What is the difference between elastic and inelastic collisions?
In an elastic collision, both total momentum and total kinetic energy are conserved. In an inelastic collision, momentum is conserved, but kinetic energy is lost (turned into heat, sound, or physical damage).
Can a system have zero total momentum but contain moving parts?
Yes. If two objects push off each other from rest in opposite directions, one has positive momentum and the other has equal negative momentum. The sum of their momenta remains exactly zero.
How does the coefficient of restitution (e) affect collisions?
The coefficient of restitution (e) measures elasticity. e = 1.0 means perfectly elastic (full bounce), e = 0.0 means completely inelastic (stick together), and values in between represent realistic partially elastic bounces.
Why does a cannon jump backward when firing a shell?
Initially, the cannon and shell are at rest (momentum = 0). Firing expels the shell forward with positive momentum. To conserve momentum, the heavy cannon must recoil backward with equal and opposite negative momentum.
Does gravity break the law of conservation of momentum?
No. Gravity is an external force, so it changes a falling object's momentum. However, if you expand the system to include both the object and the Earth, their mutual gravitational pull is an internal force, and total momentum remains conserved.
How is momentum conserved in a rocket launch?
The rocket expels hot combustion gases downward at high speeds. To balance this downward momentum, the rocket body is propelled upward with equal and opposite momentum.

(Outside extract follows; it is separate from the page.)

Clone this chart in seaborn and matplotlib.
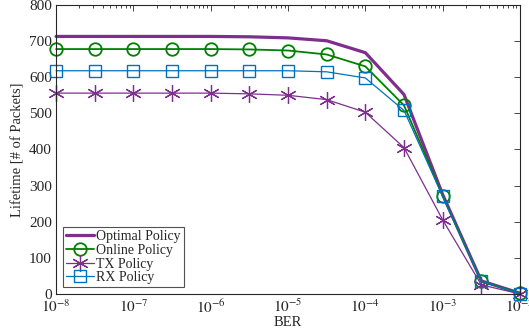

What does the flat line on the Total Momentum graph represent?
The flat line represents the system's total momentum. It remains completely horizontal and constant, showing that while individual cart momenta fluctuate during impacts, the sum is perfectly conserved.
How do I run a recoil experiment in the simulator?
Switch the simulator mode to Space Recoil. Set the astronaut masses, push force, and push duration. Click "Play / Launch" to watch them recoil in opposite directions while total momentum remains exactly zero.